• _What you are asked to do_
Exactly retype the lines from the top of the data through the line containing "(0,0) rectangle (26.1,13.125);", leaving out every picture.

• _Source data_

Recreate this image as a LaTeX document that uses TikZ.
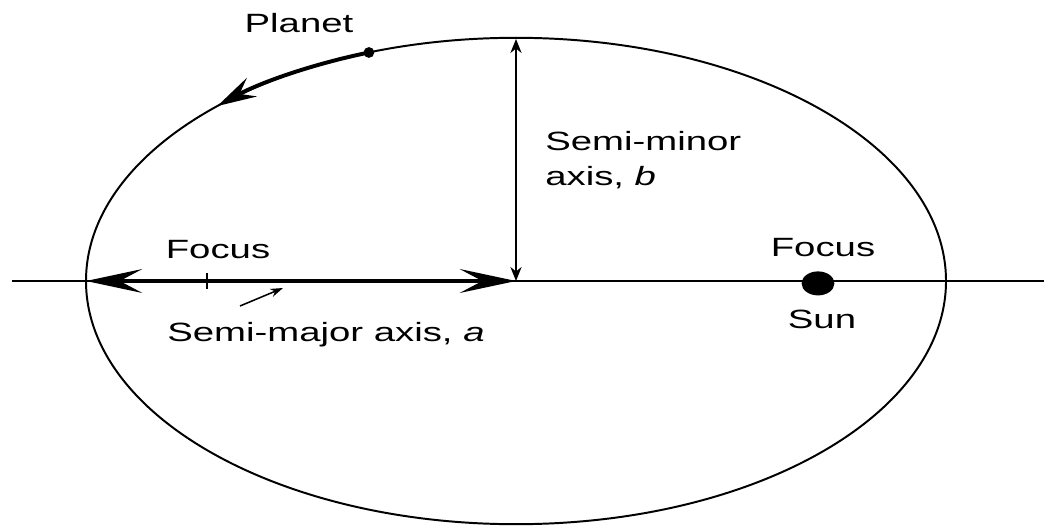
\documentclass[tikz,border=0pt]{standalone}
\usepackage{fontspec}
\setmainfont[FakeStretch=1.45]{Liberation Sans}
\usetikzlibrary{arrows.meta,shapes.geometric}

\tikzset{
  lbl/.style={font=\fontsize{18.8}{22}\selectfont, inner sep=0pt},
  bighead/.tip={Stealth[length=40pt,width=17pt,inset=16pt]},
  smallhead/.tip={Stealth[length=10pt,width=8pt]},
}

\begin{document}
\begin{tikzpicture}[x=1cm,y=1cm]
\useasboundingbox (0,0) rectangle (26.1,13.125);

% orbit and major axis line
\coordinate (C) at (12.9,6.1);
\coordinate (L) at (2.15,6.1);
\coordinate (T) at (12.9,12.15);
\coordinate (axL) at (0.3,6.1);
\coordinate (axR) at (26.1,6.1);
\draw[line width=1.4pt] (C) ellipse [x radius=10.75, y radius=6.08];
\draw[line width=1.1pt] (axL) -- (axR);

% semi-major and semi-minor axes
\draw[line width=2.8pt, bighead-bighead] (L) -- (C);
\draw[line width=1.1pt, smallhead-smallhead] (T) -- (C);

% empty focus
\coordinate (F1) at (5.175,6.1);
\draw[line width=1.1pt] ([yshift=-0.2cm]F1) -- ([yshift=0.2cm]F1);

% pointer to the semi-major axis
\coordinate (ptrA) at (6.0,5.475);
\coordinate (ptrB) at (7.075,5.925);
\draw[line width=1.1pt, -{Stealth[length=9pt,width=6pt]}] (ptrA) -- (ptrB);

% planet moving along the orbit
\coordinate (P) at (9.223,11.813);
\draw[line width=2.8pt, -{Stealth[length=28pt,width=15pt,inset=10pt]}] (P)
  arc[start angle=110, end angle=134, x radius=10.75, y radius=6.08];
\node[circle, fill, inner sep=0pt, minimum size=0.27cm] (planet) at (P) {};

% sun at the other focus
\node[ellipse, fill, inner sep=0pt, minimum width=0.82cm, minimum height=0.6cm] (sun) at (20.45,6.04) {};

% labels
\node[lbl, anchor=base] (planetlbl) at (7.475,12.3) {Planet};
\node[lbl, anchor=base west] (minor1) at (13.625,9.375) {Semi-minor};
\node[lbl, anchor=base west] (minor2) at (13.625,8.5) {axis, \textit{b}};
\node[lbl, anchor=base] (focus1) at (5.45,6.675) {Focus};
\node[lbl, anchor=base] (major) at (8.15,4.6) {Semi-major axis, \textit{a}};
\node[lbl, anchor=base] (focus2) at (20.575,6.725) {Focus};
\node[lbl, anchor=base] (sunlbl) at (20.55,4.925) {Sun};
\end{tikzpicture}
\end{document}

• _Response to the task_
Recreate this image as a LaTeX document that uses TikZ.
\documentclass[tikz,border=0pt]{standalone}
\usepackage{fontspec}
\setmainfont[FakeStretch=1.45]{Liberation Sans}
\usetikzlibrary{arrows.meta,shapes.geometric}

\tikzset{
  lbl/.style={font=\fontsize{18.8}{22}\selectfont, inner sep=0pt},
  bighead/.tip={Stealth[length=40pt,width=17pt,inset=16pt]},
  smallhead/.tip={Stealth[length=10pt,width=8pt]},
}

\begin{document}
\begin{tikzpicture}[x=1cm,y=1cm]
\useasboundingbox (0,0) rectangle (26.1,13.125);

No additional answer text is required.